Phil Mickelson’s career revival delayed by Vaughn Taylor’s career resurrection
The final round of the AT&T Pebble Beach National Pro-Am was less a reminder of Phil Mickelson’s brilliance than a reaffirmation of a capricious talent that win or lose is always entertaining.
Mickelson as usual put on a great show, one that even included a happy ending — not for him, as it were, but for the journeyman who beat him.
When Mickelson’s five-foot birdie putt at 18 lipped out, Vaughn Taylor was the winner, resuscitating a career on life support, his first victory in 11 years and third of his career.
“It’s been a long time,” an emotional Taylor said. “I didn’t think it was going to happen. I’ve worked so hard and kept getting knocked down and knocked down. I’m at a loss for words right now.”

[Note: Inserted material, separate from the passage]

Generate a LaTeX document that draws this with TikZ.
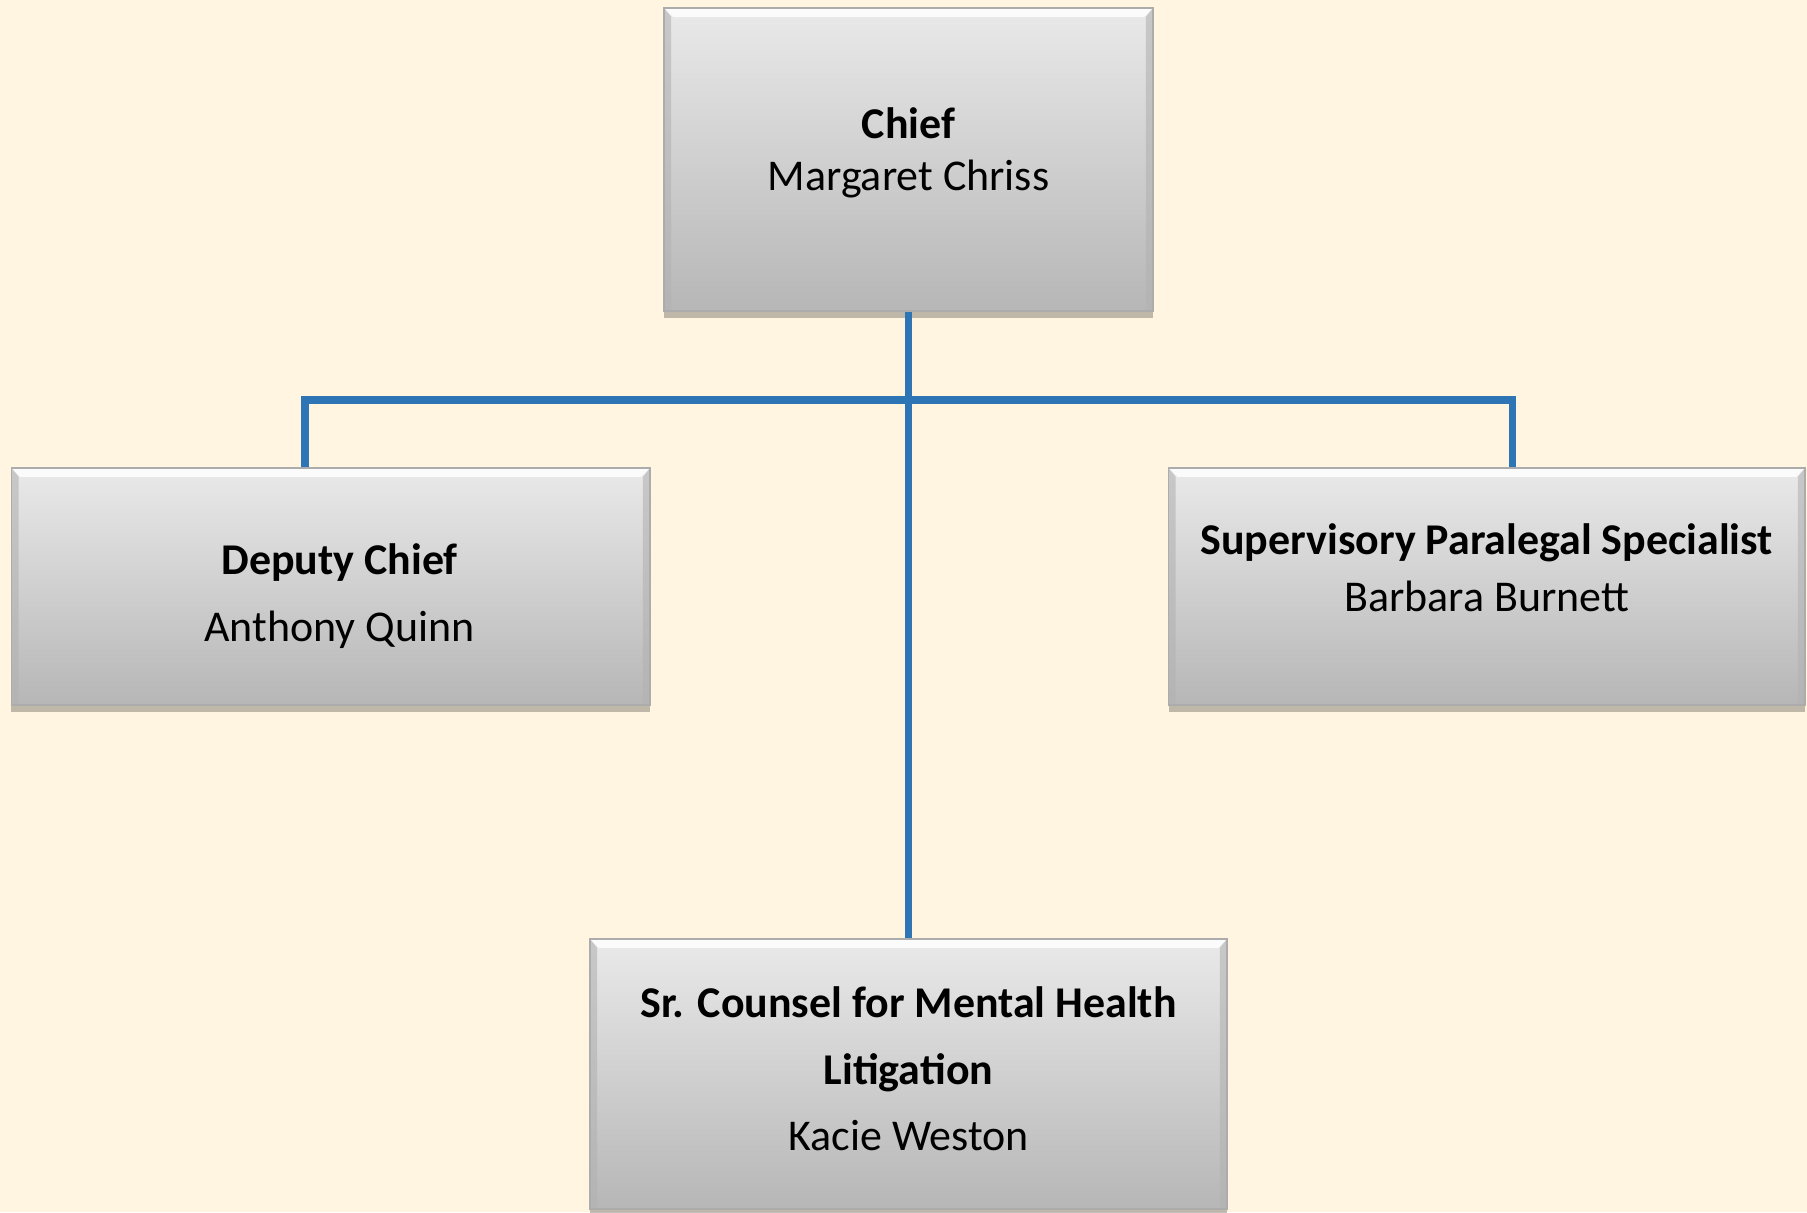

Two weeks ago, Taylor missed the cut at the Web.com Tour’s Panama Claro Championship. He no longer had his PGA Tour card and got into the field only on his past champion status. His career had stalled and the future was bleak before a final-round 65 enabled him to climb off the canvas and defeat a Hall of Famer who is in the midst of his own search.
Mickelson is closing on three years since his last victory, in the British Open at Muirfield. He has played 50 tournaments since without a victory and is four months away from his 46th birthday. He had fallen to 29th in the World Ranking, still respectable, but immaterial for a man whose only goal at this point is winning.
This appeared to be the week that he would do so. He took a two-stroke lead into the final round of a tournament he had won four times previously. He, too, had a positive mindset based on the quality of his ball-striking generally, though some errant swings on Saturday had him summoning his new instructor Andrew Getson to Pebble to iron it out before his round on Sunday.
Those in pursuit, meanwhile, were not of the sort to pose a credible threat to a man with 42 career victories and a two-stroke lead on a course on which he was so comfortable.
Instead, Mickelson wavered, lost his lead, regained it, lost it, then needed a birdie-birdie finish to force a playoff. He produced the required two at the par-3 17th hole, then was just short of the green in two at the par-5 18th.
This time, his renowned short game was sans its usual magic and delivered a mediocre pitch that left him with a difficult five-footer that he missed, another unexpected turn in a wildly meandering career that has never been dull.